Yes.  I made a new snapshot just a few hours ago, too:

 http://meyering.net/cu/coreutils-6.9-ss.tar.gz
 http://meyering.net/cu/coreutils-6.9-ss.tar.gz.sig

I now built the newer snapshot from 2-Oct-2007 and ran the tests. Long test output is attached. I killed the last test logged in there with ^C because it has hung for over one hour. With the current Debian snapshot (20070907) the tests run through, however. You can find the build log with the (short) test results for the Debian version at http://www.debian-interix.net/debian-interix/pool/experimental/coreutils/ currently file coreutils_6.10%7e20070907-2+interix.3_20071003-0017.gz


Please ignore some of the failing tests, there are some standard problems with interix with file ownership, root user and uid 0. Interix has no user "root" nor an "uid 0". It has user "Administrator" with uid 197108 which is equivalent to "root". I run the tests with that Administrator, so some permission problems are due to the fact that the tests don't expect root rights, but effectively have them.

Another issue due to that should be addressed however. I can't run "make check-root" when I am the equivalent of root, apparently just because of the username or uid. Didn't look into that yet.

A question arises: How should one portably test for "root"? Neither "root" nor uid 0 seem to be a POSIX requirement. I found one solution so far, but I'm not sure how good it really is:

For shell scripts run:
$ /usr/sbin/chroot / /bin/true
If successful, you have root rights.

I'm willing to (re-)run (more) tests, but currently can't say which might be bugs in coreutils and therefore worth investigating and which are only interix specific. Maybe you know better. If necessary, just ask about details on one test or another.

Another issue concerning gnulib:
Interix has a working getcwd(), but doesn't support auto malloc via getcwd(NULL, 0). The replacement in gnulib seems overkill, however, it's much slower than the original getcwd().

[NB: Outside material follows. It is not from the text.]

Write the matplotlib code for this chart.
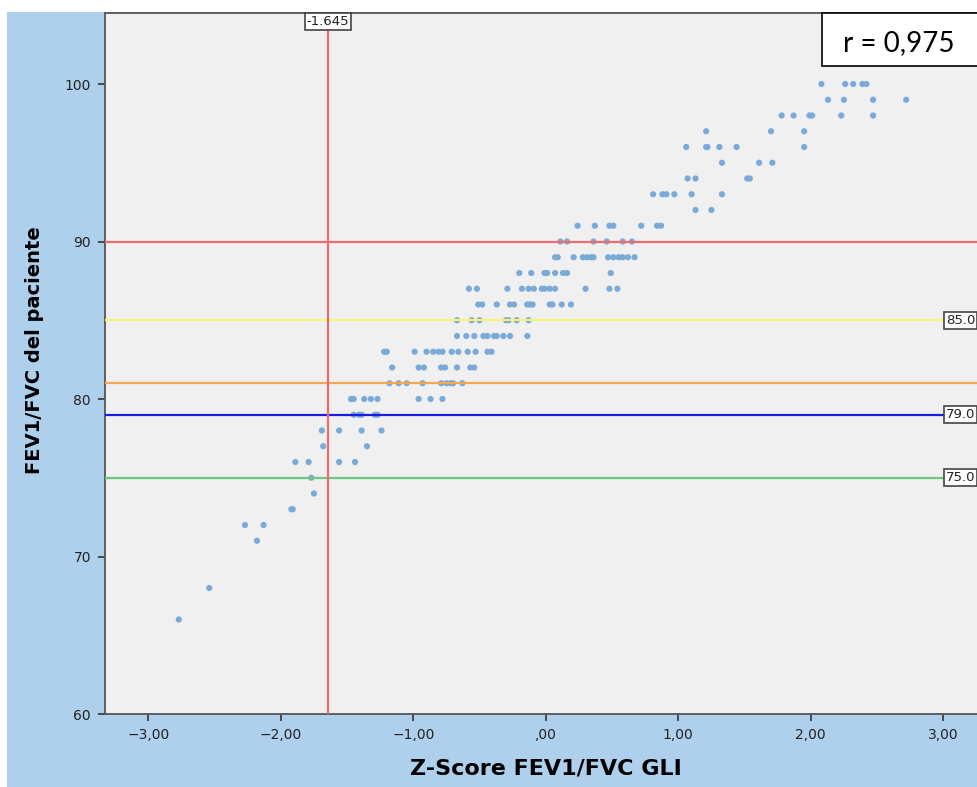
import matplotlib
matplotlib.use("Agg")
import matplotlib.pyplot as plt
from matplotlib.patches import Rectangle

# FEV1/FVC of the patient (integer rows) and the Z-scores read for each row
rows = {
    100: [2.08, 2.26, 2.32, 2.39, 2.42],
    99: [2.13, 2.25, 2.47, 2.72],
    98: [1.78, 1.87, 1.99, 2.01, 2.23, 2.47],
    97: [1.21, 1.70, 1.95],
    96: [1.06, 1.21, 1.22, 1.31, 1.44, 1.95],
    95: [1.33, 1.61, 1.71],
    94: [1.07, 1.13, 1.52, 1.54],
    93: [0.81, 0.88, 0.91, 0.97, 1.10, 1.33],
    92: [1.13, 1.25],
    91: [0.24, 0.37, 0.48, 0.51, 0.72, 0.84, 0.87],
    90: [0.11, 0.16, 0.36, 0.46, 0.58, 0.65],
    89: [0.07, 0.09, 0.21, 0.28, 0.31, 0.34, 0.36, 0.47, 0.51, 0.55, 0.58, 0.62, 0.67],
    88: [-0.20, -0.11, -0.01, 0.01, 0.07, 0.13, 0.16, 0.49],
    87: [-0.58, -0.52, -0.29, -0.18, -0.13, -0.09, -0.03, -0.01, 0.03, 0.07, 0.30, 0.48, 0.54],
    86: [-0.51, -0.48, -0.37, -0.27, -0.24, -0.14, -0.12, -0.10, 0.03, 0.05, 0.12, 0.19],
    85: [-0.67, -0.56, -0.50, -0.30, -0.28, -0.22, -0.13],
    84: [-0.67, -0.60, -0.54, -0.47, -0.44, -0.39, -0.37, -0.32, -0.27, -0.14],
    83: [-1.22, -1.20, -0.99, -0.90, -0.85, -0.81, -0.78, -0.71, -0.66, -0.59, -0.53, -0.44, -0.41],
    82: [-1.16, -0.96, -0.92, -0.79, -0.76, -0.67, -0.57, -0.54],
    81: [-1.18, -1.11, -1.05, -0.93, -0.79, -0.75, -0.72, -0.70, -0.63],
    80: [-1.47, -1.45, -1.37, -1.32, -1.27, -0.96, -0.87, -0.78],
    79: [-1.45, -1.41, -1.39, -1.29, -1.27],
    78: [-1.69, -1.56, -1.39, -1.24],
    77: [-1.68, -1.35],
    76: [-1.89, -1.79, -1.56, -1.44],
    75: [-1.77],
    74: [-1.75],
    73: [-1.92, -1.91],
    72: [-2.27, -2.13],
    71: [-2.18],
    68: [-2.54],
    66: [-2.77],
}

hlines = [90, 85, 81, 79, 75]
hline_colors = ["#f06a6e", "#f7f27c", "#f6a550", "#1c1ce0", "#6cc87c"]
hline_labels = {85: "85.0", 79: "79.0", 75: "75.0"}
z_cut = -1.645

xticks = [-3, -2, -1, 0, 1, 2, 3]
xtick_labels = ["\u22123,00", "\u22122,00", "\u22121,00", ",00", "1,00", "2,00", "3,00"]
yticks = [60, 70, 80, 90, 100]

xs, ys = [], []
for y, zs in rows.items():
    for z in zs:
        xs.append(z)
        ys.append(y)

W, H = 977, 787
fig = plt.figure(figsize=(W / 100, H / 100), dpi=100, facecolor="white")
fig.patches.append(Rectangle((7 / W, 0), 1, 1 - 12 / H, transform=fig.transFigure,
                             facecolor="#aed0ed", edgecolor="none", zorder=-5))

ax = fig.add_axes([105 / W, 1 - 714 / H, (995 - 105) / W, (714 - 13) / H])
ax.set_zorder(1)
ax.set_facecolor("#f0f0f0")
ax.set_xlim((105 - 545.8) / 132.5, (995 - 545.8) / 132.5)
ax.set_ylim(60, 100 + (84 - 13) / 15.75)

ax.scatter(xs, ys, s=20, color="#7aaad8", edgecolors="none", zorder=2)

for y, c in zip(hlines, hline_colors):
    ax.axhline(y, color=c, lw=1.6, zorder=3)
ax.axvline(z_cut, color="#f06a6e", lw=1.6, zorder=3)

box = dict(boxstyle="square,pad=0.15", facecolor="white", edgecolor="#444444", lw=1.2)
ax.text(z_cut, 0.997, "-1.645", transform=ax.get_xaxis_transform(), ha="center", va="top",
        fontsize=9.5, color="#222222", bbox=box, zorder=5)
for y, lab in hline_labels.items():
    ax.text((946 - 545.8) / 132.5, y, lab, ha="left", va="center", fontsize=9.5,
            color="#222222", bbox=box, zorder=5)

ax.set_xticks(xticks)
ax.set_xticklabels(xtick_labels)
ax.set_yticks(yticks)
ax.tick_params(direction="out", length=5, width=1.2, color="#333333",
               labelsize=10, labelcolor="#222222", pad=5)
for s in ax.spines.values():
    s.set_color("#555555")
    s.set_linewidth(1.3)

ax.set_xlabel("Z-Score FEV1/FVC GLI", fontsize=16, fontweight="bold")
ax.xaxis.set_label_coords((546 - 105) / (995 - 105), -(759 - 714) / (714 - 13))
ax.set_ylabel("FEV1/FVC del paciente", fontsize=14, fontweight="bold")
ax.yaxis.set_label_coords(-(105 - 44) / (995 - 105), (714 - 350) / (714 - 13))

# correlation box in the top right corner
fig.patches.append(Rectangle((822 / W, 1 - 66 / H), 0.3, 53 / H, transform=fig.transFigure,
                             facecolor="white", edgecolor="black", lw=1.2, zorder=10))
fig.text(843 / W, 1 - 43 / H, "r = 0,975", fontsize=20, family="Lato",
         ha="left", va="center", zorder=11)

fig.savefig("out.png", dpi=100)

In the Debian build I only added the missing malloc() in xgetcwd() while otherwise using the system getcwd(). (For the patch see file coreutils_6.10%7e20070907-2_6.10%7e20070907-2+interix.3.interdiff.gz in the dir mentioned above.) For the snapshot build I didn't make this modification, so there the gnulib getcwd() is used.

I think I found the reason for the "Unknown system error" in between, too. For that interix seems buggy. You may look at
http://www.interopcommunity.com/tm.aspx?m=13238
for details. The workaround I found is to do a chdir(getcwd()) at the beginning of all coreutils binaries, just using initialize_main() for that. This shouldn't added to official coreutils yet, I think. OTOH, It worked without that patch in coreutils 5.97.